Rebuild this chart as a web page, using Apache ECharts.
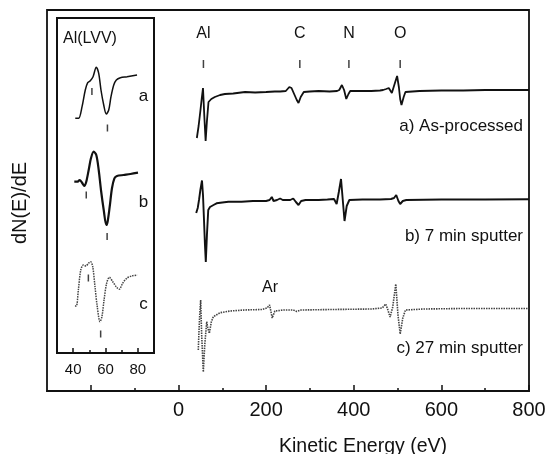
<!DOCTYPE html>
<html>
<head>
<meta charset="utf-8">
<script src="https://cdn.jsdelivr.net/npm/echarts@6/dist/echarts.min.js"></script>
<style>
html,body{margin:0;padding:0;background:#fff;}
#chart{width:553px;height:454px;}
</style>
</head>
<body>
<div id="chart"></div>
<script>
// ---- Main spectra: [kinetic energy (eV), dN(E)/dE relative signal] ----
const curveA = [[42,-47],[46,-35],[50,-20],[53,-8],[56,3],[59,-25],[62,-50],[65,-30],[68.6,-11],[75,-8],[83,-6],[95,-4],[106,-3],[125,-2.5],[152,-1],[175,-1.5],[200,-1],[220,-0.5],[232,-0.5],[245,0],[253,4],[258,3],[264,-3],[270,-9],[274,-12],[279,-6],[286,-1],[300,-0.5],[320,0],[345,-0.5],[362,0],[367,1],[373,6],[378,1],[383,-8],[388,-3],[392,0],[410,0],[440,0],[460,0.5],[467,1],[474,2],[480,3],[487,-2],[490,0],[494,8],[499,15],[503,4],[506,-8],[509,-14],[514,-6],[518,-1],[522,0],[550,0],[600,0.5],[650,0.5],[700,1],[750,1],[800,1]];
const curveB = [[40.5,-13],[41.6,-15],[44,-8],[46.9,0],[50,10],[53.7,19.5],[56,5],[58.3,-20],[60.5,-45],[62.4,-62],[65,-35],[68,-10],[72,-7],[80,-5],[87,-3.3],[100,-2.5],[114,-1.7],[144,-1.7],[170,-1],[200,-1],[208,0],[213,3],[217,-1],[225,0],[232,1.5],[238,0],[255,0],[262,1.5],[268,-2],[274,-5],[280,-1],[290,0],[320,0],[340,0.5],[355,1],[361,-4],[366,8],[371,21],[375,0],[379,-21],[384,-6],[390,0],[420,0.5],[460,0.5],[485,1],[492,2],[497,5],[502,-1],[506,-4],[512,-1],[520,0],[600,0.5],[700,0.5],[800,0.7]];
const curveC = [[45.3,-40],[46.5,-25],[48.5,-5],[50.7,10],[53,-25],[56.7,-62],[60,-35],[64.5,-11.7],[67,-18],[70.4,-23.3],[75,-12],[79.5,-6.7],[95,-2.7],[118,-1],[150,0],[190,0.5],[202,2],[208,5],[214,-8],[220,-1],[240,0],[262,0],[270,-1.5],[280,0],[350,0.5],[440,1],[465,2],[473,6],[478,0],[483,-7],[489,3],[496,26],[501,-5],[506,-24],[512,-8],[518,0],[560,1],[650,1.5],[800,1.5]];
const curveNames = ['a) As-processed', 'b) 7 min sputter', 'c) 27 min sputter'];

// element markers (eV)
const elementNames = ['Al', 'C', 'N', 'O'];
const elementEnergies = [57, 277, 389, 506];
const arName = 'Ar';
const arEnergy = 209;

// x-axis ticks
const xLabelValues = [0, 200, 400, 600, 800];
const xMajorTicks = [-200, 0, 200, 400, 600, 800];
const xMinorTicks = [-100, 100, 300, 500, 700];

// ---- Inset Al(LVV) spectra ----
const insetA = [[41.3,-18.3],[43.4,-18.3],[45.5,-6.7],[47.5,10],[49,17.3],[50.6,19.3],[52.3,23.3],[54.3,32.7],[55.8,26.7],[57.2,10],[58.9,-5],[60.5,-14],[62,-10],[63.4,3.3],[65.1,15],[66.7,20],[69.2,22.3],[73.3,23.3],[79.5,25]];
const insetB = [[40.7,18.3],[42.8,18.3],[44,20],[45.5,17.3],[46.9,14],[48.1,18.3],[49.6,30],[51,41.7],[52.7,48.3],[54.3,45],[55.8,30],[57.2,10],[58.9,-10],[60.5,-25],[61.3,-21.7],[62.6,-6.7],[64,11.7],[65.5,21.7],[67.1,24],[71.2,25],[75.4,26],[80.1,27.3]];
const insetC = [[41.1,-6],[42,-6],[43.2,10],[44.7,30],[46.3,35],[47.9,34],[49.4,36.7],[50.8,38.3],[52.1,33.3],[53.5,13.3],[54.9,-6.7],[56.6,-21.7],[57.8,-16.7],[59.1,0],[60.7,16.7],[62.4,22.7],[64.5,18.3],[66.9,12.7],[68.5,10.7],[70.6,16.7],[73.1,21.7],[76.2,24],[79.7,25]];
const insetMarksA = [[51.6, 8.5], [61.2, -28]];
const insetMarksB = [[48.1, 5], [61.0, -36.5]];
const insetMarksC = [[49.4, 22], [57, -34]];
const insetNames = ['a', 'b', 'c'];
const insetTitle = 'Al(LVV)';
const insetLabelValues = [40, 60, 80];
const insetMajorTicks = [40, 60, 80];
const insetMinorTicks = [50, 70];

// ---- presentation ----
const FONT = "'Liberation Sans', Arial, Helvetica, sans-serif";
const INK = '#111';
const mainOffsets = [300, 191, 81];
const insetOffsets = [253, 153, 53];
const shift = (arr, off) => arr.map(p => [p[0], p[1] + off]);

const chart = echarts.init(document.getElementById('chart'), null, {renderer: 'canvas'});

const hiddenY = (gi, max) => ({
  gridIndex: gi, type: 'value', min: 0, max: max,
  axisLine: {show: false}, axisTick: {show: false}, axisLabel: {show: false}, splitLine: {show: false}
});

const option = {
  backgroundColor: '#fff',
  animation: false,
  textStyle: {fontFamily: FONT, color: INK},
  grid: [
    {left: 47, top: 10, width: 482, height: 381, show: true, borderColor: INK, borderWidth: 1.8, containLabel: false},
    {left: 57, top: 18, width: 97, height: 335, show: true, borderColor: INK, borderWidth: 2, containLabel: false}
  ],
  xAxis: [
    {gridIndex: 0, type: 'value', min: -300, max: 800, position: 'bottom',
      axisLine: {show: true, lineStyle: {color: INK, width: 1.8}},
      axisTick: {show: true, inside: true, length: 6, customValues: xMajorTicks, lineStyle: {color: INK, width: 1.5}},
      axisLabel: {show: true, customValues: xLabelValues, fontSize: 20, margin: 9, color: INK, fontFamily: FONT},
      splitLine: {show: false}},
    {gridIndex: 0, type: 'value', min: -300, max: 800, position: 'bottom',
      axisLine: {show: false},
      axisTick: {show: true, inside: true, length: 3, customValues: xMinorTicks, lineStyle: {color: INK, width: 1.5}},
      axisLabel: {show: false}, splitLine: {show: false}},
    {gridIndex: 1, type: 'value', min: 30, max: 90, position: 'bottom',
      axisLine: {show: true, lineStyle: {color: INK, width: 2}},
      axisTick: {show: true, inside: true, length: 5, customValues: insetMajorTicks, lineStyle: {color: INK, width: 1.5}},
      axisLabel: {show: true, customValues: insetLabelValues, fontSize: 15, margin: 9, color: INK, fontFamily: FONT},
      splitLine: {show: false}},
    {gridIndex: 1, type: 'value', min: 30, max: 90, position: 'bottom',
      axisLine: {show: false},
      axisTick: {show: true, inside: true, length: 3, customValues: insetMinorTicks, lineStyle: {color: INK, width: 1.5}},
      axisLabel: {show: false}, splitLine: {show: false}}
  ],
  yAxis: [hiddenY(0, 381), hiddenY(1, 335)],
  series: [
    {type: 'line', xAxisIndex: 0, yAxisIndex: 0, data: shift(curveA, mainOffsets[0]), showSymbol: false,
      lineStyle: {color: INK, width: 1.8}},
    {type: 'line', xAxisIndex: 0, yAxisIndex: 0, data: shift(curveB, mainOffsets[1]), showSymbol: false,
      lineStyle: {color: INK, width: 1.9}},
    {type: 'line', xAxisIndex: 0, yAxisIndex: 0, data: shift(curveC, mainOffsets[2]), showSymbol: false,
      lineStyle: {color: '#444', width: 1.6, type: [1.5, 1]}},
    // element tick marks
    {type: 'scatter', xAxisIndex: 0, yAxisIndex: 0, symbol: 'rect', symbolSize: [1.5, 8],
      itemStyle: {color: INK}, data: elementEnergies.map(e => [e, 327]), silent: true},
    // inset curves
    {type: 'line', xAxisIndex: 2, yAxisIndex: 1, data: shift(insetA, insetOffsets[0]), showSymbol: false, smooth: 0.3,
      lineStyle: {color: INK, width: 1.5}},
    {type: 'line', xAxisIndex: 2, yAxisIndex: 1, data: shift(insetB, insetOffsets[1]), showSymbol: false, smooth: 0.3,
      lineStyle: {color: INK, width: 2.2}},
    {type: 'line', xAxisIndex: 2, yAxisIndex: 1, data: shift(insetC, insetOffsets[2]), showSymbol: false, smooth: 0.3,
      lineStyle: {color: '#444', width: 1.5, type: [1.5, 1]}},
    {type: 'scatter', xAxisIndex: 2, yAxisIndex: 1, symbol: 'rect', symbolSize: [1.5, 7], itemStyle: {color: INK}, silent: true,
      data: shift(insetMarksA, insetOffsets[0]).concat(shift(insetMarksB, insetOffsets[1]), shift(insetMarksC, insetOffsets[2]))}
  ]
};
chart.setOption(option);

// text annotations placed through the axes' own scales
const txt = (x, y, text, size, align, rot) => ({
  type: 'text', x: x, y: y, rotation: rot || 0, silent: true,
  style: {text: text, font: size + 'px ' + FONT, fill: INK, textAlign: align || 'center', textVerticalAlign: 'middle'}
});
const mainPx = (e, y) => chart.convertToPixel({xAxisIndex: 0, yAxisIndex: 0}, [e, y]);
const graphics = [
  txt(20.5, 203, 'dN(E)/dE', 20, 'center', Math.PI / 2),
  txt(363, 447, 'Kinetic Energy (eV)', 19.5, 'center'),
  txt(523, 126, curveNames[0], 17, 'right'),
  txt(523, 236, curveNames[1], 17, 'right'),
  txt(523, 348, curveNames[2], 17, 'right'),
  txt(63, 39, insetTitle, 16, 'left'),
  txt(143.5, 96, insetNames[0], 17, 'center'),
  txt(143.5, 202, insetNames[1], 17, 'center'),
  txt(143.5, 304.5, insetNames[2], 17, 'center')
];
elementNames.forEach((n, i) => {
  const p = mainPx(elementEnergies[i], 357.5);
  graphics.push(txt(p[0], p[1], n, 16, 'center'));
});
const pAr = mainPx(arEnergy, 103);
graphics.push(txt(pAr[0], pAr[1], arName, 16, 'center'));
chart.setOption({graphic: graphics});
</script>
</body>
</html>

Task details
Write out exactly the opening lines of the data, stopping after the line that holds "const curveNames = ['a)". Exclude pictures.

Response
Rebuild this chart as a web page, using Apache ECharts.
<!DOCTYPE html>
<html>
<head>
<meta charset="utf-8">
<script src="https://cdn.jsdelivr.net/npm/echarts@6/dist/echarts.min.js"></script>
<style>
html,body{margin:0;padding:0;background:#fff;}
#chart{width:553px;height:454px;}
</style>
</head>
<body>
<div id="chart"></div>
<script>
// ---- Main spectra: [kinetic energy (eV), dN(E)/dE relative signal] ----
const curveA = [[42,-47],[46,-35],[50,-20],[53,-8],[56,3],[59,-25],[62,-50],[65,-30],[68.6,-11],[75,-8],[83,-6],[95,-4],[106,-3],[125,-2.5],[152,-1],[175,-1.5],[200,-1],[220,-0.5],[232,-0.5],[245,0],[253,4],[258,3],[264,-3],[270,-9],[274,-12],[279,-6],[286,-1],[300,-0.5],[320,0],[345,-0.5],[362,0],[367,1],[373,6],[378,1],[383,-8],[388,-3],[392,0],[410,0],[440,0],[460,0.5],[467,1],[474,2],[480,3],[487,-2],[490,0],[494,8],[499,15],[503,4],[506,-8],[509,-14],[514,-6],[518,-1],[522,0],[550,0],[600,0.5],[650,0.5],[700,1],[750,1],[800,1]];
const curveB = [[40.5,-13],[41.6,-15],[44,-8],[46.9,0],[50,10],[53.7,19.5],[56,5],[58.3,-20],[60.5,-45],[62.4,-62],[65,-35],[68,-10],[72,-7],[80,-5],[87,-3.3],[100,-2.5],[114,-1.7],[144,-1.7],[170,-1],[200,-1],[208,0],[213,3],[217,-1],[225,0],[232,1.5],[238,0],[255,0],[262,1.5],[268,-2],[274,-5],[280,-1],[290,0],[320,0],[340,0.5],[355,1],[361,-4],[366,8],[371,21],[375,0],[379,-21],[384,-6],[390,0],[420,0.5],[460,0.5],[485,1],[492,2],[497,5],[502,-1],[506,-4],[512,-1],[520,0],[600,0.5],[700,0.5],[800,0.7]];
const curveC = [[45.3,-40],[46.5,-25],[48.5,-5],[50.7,10],[53,-25],[56.7,-62],[60,-35],[64.5,-11.7],[67,-18],[70.4,-23.3],[75,-12],[79.5,-6.7],[95,-2.7],[118,-1],[150,0],[190,0.5],[202,2],[208,5],[214,-8],[220,-1],[240,0],[262,0],[270,-1.5],[280,0],[350,0.5],[440,1],[465,2],[473,6],[478,0],[483,-7],[489,3],[496,26],[501,-5],[506,-24],[512,-8],[518,0],[560,1],[650,1.5],[800,1.5]];
const curveNames = ['a) As-processed', 'b) 7 min sputter', 'c) 27 min sputter'];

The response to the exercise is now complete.